— START OF DATA —
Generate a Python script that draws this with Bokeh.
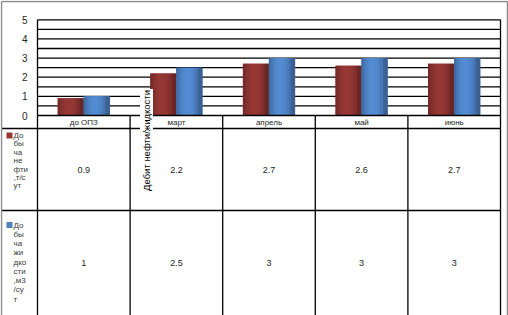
import math
import numpy as np
from bokeh.plotting import figure
from bokeh.models import Range1d
from bokeh.core.properties import value
from bokeh.embed import file_html
from bokeh.resources import INLINE

# ---------------- data ----------------
categories = ["до ОПЗ", "март", "апрель", "май", "июнь"]
oil_values = [0.9, 2.2, 2.7, 2.6, 2.7]        # Добыча нефти, т/сут
liquid_values = [1, 2.5, 3, 3, 3]             # Добыча жидкости, м3/сут
series_names = ["Добыча нефти,т/сут", "Добыча жидкости,м3/сут"]
series_wrapped = [["До", "бы", "ча", "не", "фти", ",т/с", "ут"],
                  ["До", "бы", "ча", "жи", "дко", "сти", ",м3", "/су", "т"]]
y_ticks = [0, 1, 2, 3, 4, 5]
y_title = "Дебит нефти/жидкости"

# ---------------- layout constants (pixels) ----------------
W, H = 508, 315
X0, XW = 37.0, 92.6      # pixel of category axis start, pixels per category
Y0, YU = 115.0, 19.14    # pixel of value 0, pixels per unit
ROW1_TOP, ROW2_TOP, TBL_BOTTOM = 128.0, 210.0, 316.0

def px2x(px):
    return (px - X0) / XW

def py2y(py):
    return (Y0 - py) / YU

FONT = value("Liberation Sans")
TXT = "#262626"

p = figure(width=W, height=H,
           x_range=Range1d(px2x(0), px2x(W)), y_range=Range1d(py2y(H), py2y(0)),
           output_backend="svg", toolbar_location=None, min_border=0,
           x_axis_location=None, y_axis_location=None)
p.grid.visible = False
p.outline_line_color = None
p.background_fill_color = "white"
p.border_fill_color = "white"

n = len(categories)

# ---------------- gridlines (every 0.5) ----------------
grid_vals = np.arange(0.5, 5.01, 0.5)
p.segment(x0=[0] * len(grid_vals), x1=[n] * len(grid_vals), y0=grid_vals, y1=grid_vals,
          line_color="black", line_width=1.3)

# ---------------- bars with horizontal shading ----------------
def shade(rgb, t):
    f = 0.74 + 0.34 * math.sin(math.pi * min(1.0, t * 1.12)) ** 0.7
    r, g, b = [min(255, int(c * f)) for c in rgb]
    return "#%02x%02x%02x" % (r, g, b)

base_colors = [(140, 52, 50), (78, 130, 196)]
bw = 0.28
nsl = 13
for s, vals in enumerate([oil_values, liquid_values]):
    off = (-0.5 if s == 0 else 0.5) * bw
    centers = [i + 0.5 + off for i in range(n)]
    p.vbar(x=centers, top=vals, bottom=0, width=bw, fill_color=shade(base_colors[s], 0.5),
           line_color=None)
    xs, tops, cols = [], [], []
    for i, v in enumerate(vals):
        left = centers[i] - bw / 2
        for k in range(nsl):
            t = (k + 0.5) / nsl
            xs.append(left + t * bw)
            tops.append(v)
            cols.append(shade(base_colors[s], t))
    p.vbar(x=xs, top=tops, bottom=0, width=bw / nsl * 1.25, fill_color=cols, line_color=None)

# ---------------- plot frame / table lines ----------------
p.segment(x0=[0], x1=[n], y0=[0], y1=[0], line_color="black", line_width=1.3)
p.segment(x0=[px2x(1)] * 2, x1=[n] * 2, y0=[py2y(ROW1_TOP), py2y(ROW2_TOP)],
          y1=[py2y(ROW1_TOP), py2y(ROW2_TOP)], line_color="black", line_width=1.3)
vx = list(range(n + 1))
vtop = [5 if (i == 0 or i == n) else 0 for i in vx]
p.segment(x0=vx, x1=vx, y0=vtop, y1=[py2y(TBL_BOTTOM)] * len(vx),
          line_color="black", line_width=1.3)

# outer chart border (gray)
p.segment(x0=[px2x(1), px2x(1), px2x(W - 1)], x1=[px2x(1), px2x(W - 1), px2x(W - 1)],
          y0=[py2y(H), py2y(1), py2y(1)], y1=[py2y(1), py2y(1), py2y(H)],
          line_color="#8c8c8c", line_width=1.5)

# ---------------- y tick labels ----------------
p.text(x=[px2x(27)] * len(y_ticks), y=y_ticks, text=[str(t) for t in y_ticks],
       text_align="right", text_baseline="middle", text_font=FONT,
       text_font_size="10px", text_color=TXT)

# ---------------- category labels ----------------
cx = [i + 0.5 for i in range(n)]
p.text(x=cx, y=[py2y(121.5)] * n, text=categories, text_align="center",
       text_baseline="middle", text_font=FONT, text_font_size="8px", text_color=TXT)

# ---------------- table values ----------------
def fmt(v):
    return ("%g" % v)

p.text(x=cx, y=[py2y(169)] * n, text=[fmt(v) for v in oil_values], text_align="center",
       text_baseline="middle", text_font=FONT, text_font_size="9px", text_color=TXT)
p.text(x=cx, y=[py2y(262)] * n, text=[fmt(v) for v in liquid_values], text_align="center",
       text_baseline="middle", text_font=FONT, text_font_size="9px", text_color=TXT)

# ---------------- legend keys + wrapped series names ----------------
key_colors = ["#953735", "#4f81bd"]
first_line = [135.0, 224.5]
spacing = [8.4, 9.25]
for s in range(2):
    p.scatter(x=[px2x(9)], y=[py2y(first_line[s])], marker="square", size=6,
              fill_color=key_colors[s], line_color=None)
    lines = series_wrapped[s]
    ys = [py2y(first_line[s] + j * spacing[s]) for j in range(len(lines))]
    p.text(x=[px2x(13)] * len(lines), y=ys, text=lines, text_align="left",
           text_baseline="middle", text_font=FONT, text_font_size="8px", text_color="#3a3a3a")

# ---------------- axis title (rotated, with white background) ----------------
p.text(x=[px2x(146)], y=[py2y(140)], text=[y_title], angle=math.pi / 2,
       text_align="center", text_baseline="middle", text_font=FONT,
       text_font_size="9.5px", text_color="black",
       background_fill_color="white", padding=1)

open("out.html", "w").write(file_html(p, INLINE))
— END OF DATA —
# DIRECTIONS FOR THIS TASK:
Restate only the lines running from the start of the material above through the line containing "from bokeh.resources import INLINE", ends included. No pictures.

# SOLVED PROBLEM:
Generate a Python script that draws this with Bokeh.
import math
import numpy as np
from bokeh.plotting import figure
from bokeh.models import Range1d
from bokeh.core.properties import value
from bokeh.embed import file_html
from bokeh.resources import INLINE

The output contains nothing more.